### COLLECTED DATA
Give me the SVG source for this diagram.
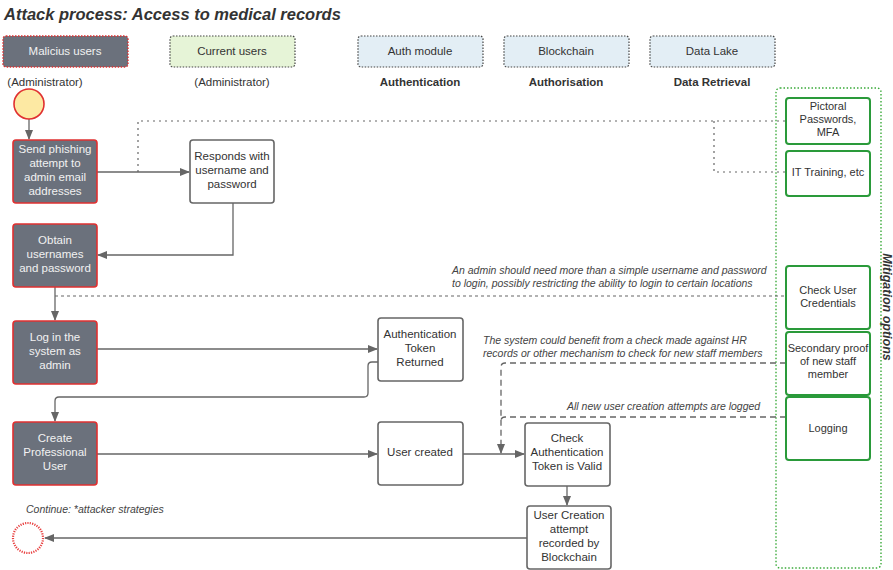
<svg xmlns="http://www.w3.org/2000/svg" width="893" height="570" viewBox="0 0 893 570">
<defs>
<marker id="arr" markerWidth="10" markerHeight="8" refX="9" refY="4" orient="auto" markerUnits="userSpaceOnUse">
<path d="M0,0 L10,4 L0,8 Z" fill="#666"/>
</marker>
<style>
.t{font-family:"Liberation Sans",Arial,sans-serif;font-size:11.5px;text-anchor:middle;fill:#333}
.w{fill:#f2f2f2}
.dark{fill:#6b717c;stroke:#e03030;stroke-width:1.6}
.wb{fill:#fff;stroke:#666;stroke-width:1.6}
.gb{fill:#fff;stroke:#2a9a3a;stroke-width:2}
.hdr{stroke:#444;stroke-width:1.2;stroke-dasharray:1.5,1.5}
.lab{font-family:"Liberation Sans",Arial,sans-serif;font-size:11.5px;text-anchor:middle;fill:#333}
.b{font-weight:bold}
.it{font-family:"Liberation Sans",Arial,sans-serif;font-size:10.5px;font-style:italic;fill:#444}
.c{fill:none;stroke:#666;stroke-width:1.3}
.dot{fill:none;stroke:#666;stroke-width:1.2;stroke-dasharray:2,4}
.dsh{fill:none;stroke:#666;stroke-width:1.2;stroke-dasharray:3,3}
.lds{fill:none;stroke:#666;stroke-width:1.3;stroke-dasharray:6,4}
</style>
</defs>
<rect width="893" height="570" fill="#fff"/>
<text x="4" y="20" font-family="Liberation Sans,Arial,sans-serif" font-size="16.5" font-weight="bold" font-style="italic" fill="#333">Attack process: Access to medical records</text>

<g id="header">
<rect x="3" y="36" width="125" height="31" rx="3" fill="#6b717c" stroke="#e03030" stroke-width="1.4" stroke-dasharray="1.5,1.5"/>
<text class="t w" x="65" y="55">Malicius users</text>
<rect class="hdr" x="170" y="36" width="125" height="31" rx="3" fill="#e6f4d7"/>
<text class="t" x="232" y="55">Current users</text>
<rect class="hdr" x="358" y="36" width="125" height="31" rx="3" fill="#e3eef5"/>
<text class="t" x="420" y="55">Auth module</text>
<rect class="hdr" x="504" y="36" width="125" height="31" rx="3" fill="#e3eef5"/>
<text class="t" x="566" y="55">Blockchain</text>
<rect class="hdr" x="650" y="36" width="125" height="31" rx="3" fill="#e3eef5"/>
<text class="t" x="712" y="55">Data Lake</text>
<text class="lab" x="45" y="86">(Administrator)</text>
<text class="lab" x="232" y="86">(Administrator)</text>
<text class="lab b" x="420" y="86">Authentication</text>
<text class="lab b" x="566" y="86">Authorisation</text>
<text class="lab b" x="712" y="86">Data Retrieval</text>
</g>

<g id="mitigation">
<rect x="776" y="88" width="105" height="480" rx="4" fill="none" stroke="#3aaa3a" stroke-width="1.4" stroke-dasharray="1.5,2"/>
<text x="0" y="0" transform="translate(883,307) rotate(90)" font-family="Liberation Sans,Arial,sans-serif" font-size="12.5" font-weight="bold" font-style="italic" fill="#333" text-anchor="middle">Mitigation options</text>
</g>

<g id="connectors">
<line class="c" x1="29" y1="119" x2="29" y2="139" marker-end="url(#arr)"/>
<line class="c" x1="97" y1="172" x2="189" y2="172" marker-end="url(#arr)"/>
<polyline class="c" points="233,203 233,255 98,255" marker-end="url(#arr)"/>
<line class="c" x1="55" y1="287" x2="55" y2="320" marker-end="url(#arr)"/>
<line class="c" x1="97" y1="349" x2="377" y2="349" marker-end="url(#arr)"/>
<path class="c" d="M378,362 H372 Q368,362 368,366 V393 Q368,397 364,397 H59 Q55,397 55,401 V421" marker-end="url(#arr)"/>
<line class="c" x1="97" y1="454" x2="377" y2="454" marker-end="url(#arr)"/>
<line class="c" x1="463" y1="454" x2="524" y2="454" marker-end="url(#arr)"/>
<line class="c" x1="567" y1="486" x2="567" y2="505" marker-end="url(#arr)"/>
<line class="c" x1="527" y1="538" x2="45" y2="538" marker-end="url(#arr)"/>
<polyline class="dot" points="138,172 138,121 786,121"/>
<polyline class="dot" points="714,121 714,172 786,172"/>
<polyline class="dsh" points="55,296 786,296"/>
<path class="lds" d="M786,363 H505 Q501,363 501,367 V453" marker-end="url(#arr)"/>
<path class="lds" d="M786,417 H505 Q501,417 501,421"/>
</g>

<g id="notes">
<text class="it" x="452" y="274">An admin should need more than a simple username and password</text>
<text class="it" x="452" y="287">to login, possibly restricting the ability to login to certain locations</text>
<text class="it" x="483" y="344">The system could benefit from a check made against HR</text>
<text class="it" x="483" y="357">records or other mechanism to check for new staff members</text>
<text class="it" x="567" y="410">All new user creation attempts are logged</text>
<text class="it" x="26" y="513">Continue: *attacker strategies</text>
</g>

<g id="start"><circle cx="29" cy="104" r="15" fill="#fde9a3" stroke="#e03030" stroke-width="1.6"/></g>
<g id="end"><circle cx="28" cy="538" r="15" fill="#fff" stroke="#e84040" stroke-width="2.2" stroke-dasharray="1.2,1.2"/></g>

<g id="phishing"><rect class="dark" x="13" y="140" width="84" height="63" rx="3"/>
<text class="t w"><tspan x="55" y="153">Send phishing</tspan><tspan x="55" y="167">attempt to</tspan><tspan x="55" y="181">admin email</tspan><tspan x="55" y="195">addresses</tspan></text></g>
<g id="responds"><rect class="wb" x="190" y="140" width="84" height="63" rx="3"/>
<text class="t"><tspan x="232" y="160">Responds with</tspan><tspan x="232" y="174">username and</tspan><tspan x="232" y="188">password</tspan></text></g>
<g id="obtain"><rect class="dark" x="13" y="224" width="84" height="63" rx="3"/>
<text class="t w"><tspan x="55" y="244">Obtain</tspan><tspan x="55" y="258">usernames</tspan><tspan x="55" y="272">and password</tspan></text></g>
<g id="login"><rect class="dark" x="13" y="321" width="84" height="63" rx="3"/>
<text class="t w"><tspan x="55" y="341">Log in the</tspan><tspan x="55" y="355">system as</tspan><tspan x="55" y="369">admin</tspan></text></g>
<g id="authtoken"><rect class="wb" x="378" y="318" width="85" height="63" rx="3"/>
<text class="t"><tspan x="420" y="338">Authentication</tspan><tspan x="420" y="352">Token</tspan><tspan x="420" y="366">Returned</tspan></text></g>
<g id="create"><rect class="dark" x="13" y="422" width="84" height="63" rx="3"/>
<text class="t w"><tspan x="55" y="442">Create</tspan><tspan x="55" y="456">Professional</tspan><tspan x="55" y="470">User</tspan></text></g>
<g id="usercreated"><rect class="wb" x="378" y="422" width="85" height="63" rx="3"/>
<text class="t" x="420" y="456">User created</text></g>
<g id="check"><rect class="wb" x="525" y="423" width="85" height="63" rx="3"/>
<text class="t"><tspan x="567" y="442">Check</tspan><tspan x="567" y="456">Authentication</tspan><tspan x="567" y="470">Token is Valid</tspan></text></g>
<g id="recorded"><rect class="wb" x="527" y="506" width="84" height="63" rx="3"/>
<text class="t"><tspan x="569" y="519">User Creation</tspan><tspan x="569" y="533">attempt</tspan><tspan x="569" y="547">recorded by</tspan><tspan x="569" y="561">Blockchain</tspan></text></g>

<g id="m-pictoral"><rect class="gb" x="786" y="98" width="84" height="46" rx="3"/>
<text class="t" style="font-size:11px"><tspan x="828" y="110">Pictoral</tspan><tspan x="828" y="123">Passwords,</tspan><tspan x="828" y="136">MFA</tspan></text></g>
<g id="m-training"><rect class="gb" x="786" y="151" width="84" height="45" rx="3"/>
<text class="t" style="font-size:11px" x="828" y="176">IT Training, etc</text></g>
<g id="m-credentials"><rect class="gb" x="786" y="266" width="84" height="63" rx="3"/>
<text class="t" style="font-size:11px"><tspan x="828" y="294">Check User</tspan><tspan x="828" y="307">Credentials</tspan></text></g>
<g id="m-secondary"><rect class="gb" x="786" y="332" width="84" height="63" rx="3"/>
<text class="t" style="font-size:11px"><tspan x="828" y="352">Secondary proof</tspan><tspan x="828" y="365">of new staff</tspan><tspan x="828" y="378">member</tspan></text></g>
<g id="m-logging"><rect class="gb" x="786" y="397" width="84" height="63" rx="3"/>
<text class="t" style="font-size:11px" x="828" y="432">Logging</text></g>
</svg>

### TASK
Extract the lines exactly, please: the first line of the listing, the line with "to medical records</text>", and every line between them, but no pictures.

### TASK OUTPUT
Give me the SVG source for this diagram.
<svg xmlns="http://www.w3.org/2000/svg" width="893" height="570" viewBox="0 0 893 570">
<defs>
<marker id="arr" markerWidth="10" markerHeight="8" refX="9" refY="4" orient="auto" markerUnits="userSpaceOnUse">
<path d="M0,0 L10,4 L0,8 Z" fill="#666"/>
</marker>
<style>
.t{font-family:"Liberation Sans",Arial,sans-serif;font-size:11.5px;text-anchor:middle;fill:#333}
.w{fill:#f2f2f2}
.dark{fill:#6b717c;stroke:#e03030;stroke-width:1.6}
.wb{fill:#fff;stroke:#666;stroke-width:1.6}
.gb{fill:#fff;stroke:#2a9a3a;stroke-width:2}
.hdr{stroke:#444;stroke-width:1.2;stroke-dasharray:1.5,1.5}
.lab{font-family:"Liberation Sans",Arial,sans-serif;font-size:11.5px;text-anchor:middle;fill:#333}
.b{font-weight:bold}
.it{font-family:"Liberation Sans",Arial,sans-serif;font-size:10.5px;font-style:italic;fill:#444}
.c{fill:none;stroke:#666;stroke-width:1.3}
.dot{fill:none;stroke:#666;stroke-width:1.2;stroke-dasharray:2,4}
.dsh{fill:none;stroke:#666;stroke-width:1.2;stroke-dasharray:3,3}
.lds{fill:none;stroke:#666;stroke-width:1.3;stroke-dasharray:6,4}
</style>
</defs>
<rect width="893" height="570" fill="#fff"/>
<text x="4" y="20" font-family="Liberation Sans,Arial,sans-serif" font-size="16.5" font-weight="bold" font-style="italic" fill="#333">Attack process: Access to medical records</text>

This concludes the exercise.